Abstract

A rapid and sensitive liquid chromatography (LC) quadrupole time of flight (QTOF) method has been developed for the determination of resin acid concentrations in aqueous pulp and paper effluent related samples. Calibration R2 of ≥0.995 for twelve resin acids, namely dehydroabietic, 8(14)-abietenic, dihydroisopimaric, levopimaric, neoabietic, pimaric, sandaracopimaric, abietic, isopimaric, palustric, chlorodehydroabietic, and dichlorodehydroabietic acids, was demonstrated in the range 1 µgL−1 to 40 µgL−1. An improved lower limit of quantitation was achieved without use of complex sample extraction and clean-up procedures undertaken by other published methods. Excellent precision and accuracy results were achieved for dehydroabietic, chlorodehydroabietic, dichlorodehydroabietic, isopimaric (integrated inclusive of all C20H30O2 resin acids), dihydroisopimaric and 8(14)-abietenic resin acids, with t-99 percentile detection limits spanning the range 0.05 to 0.07 µgL−1. While measurement for the C20H30O2 resin acids by isopimaric equivalence is considered semi-quantitative and could be an under estimate for the abietic acid component, the developed method demonstrated clear advantage over time consuming, hazardous, and unstable derivatization procedures used for gas chromatography and capillary electrophoresis.

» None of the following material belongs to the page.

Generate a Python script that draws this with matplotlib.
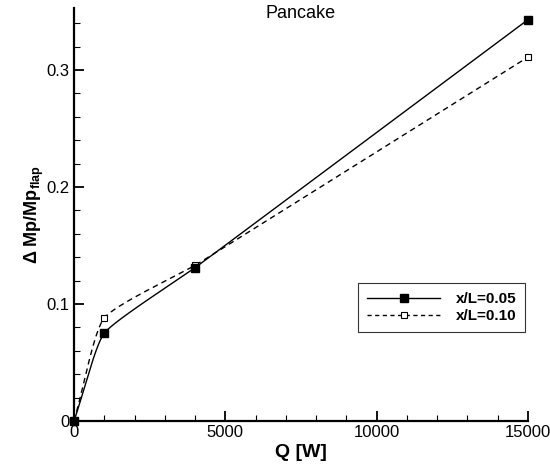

The developed LC/QToF method was successfully transferred to an LC triple quadrupole mass spectrometer for routine high throughput trace level analysis. Real world samples, including sea water and estuary water, demonstrated excellent spike recoveries by this procedure, indicating that the method is well suited to the monitoring of industrially derived resin acids in environmental surface waters. While no interferences were observed during routine sample analysis using myristic-1-13C acid and palmitic-1-13C acid internal standards, these were later substituted by myristic-d27 and palmitic-d31 acid in order to improve method robustness for environmental samples where endogenous parent fatty acids could be present.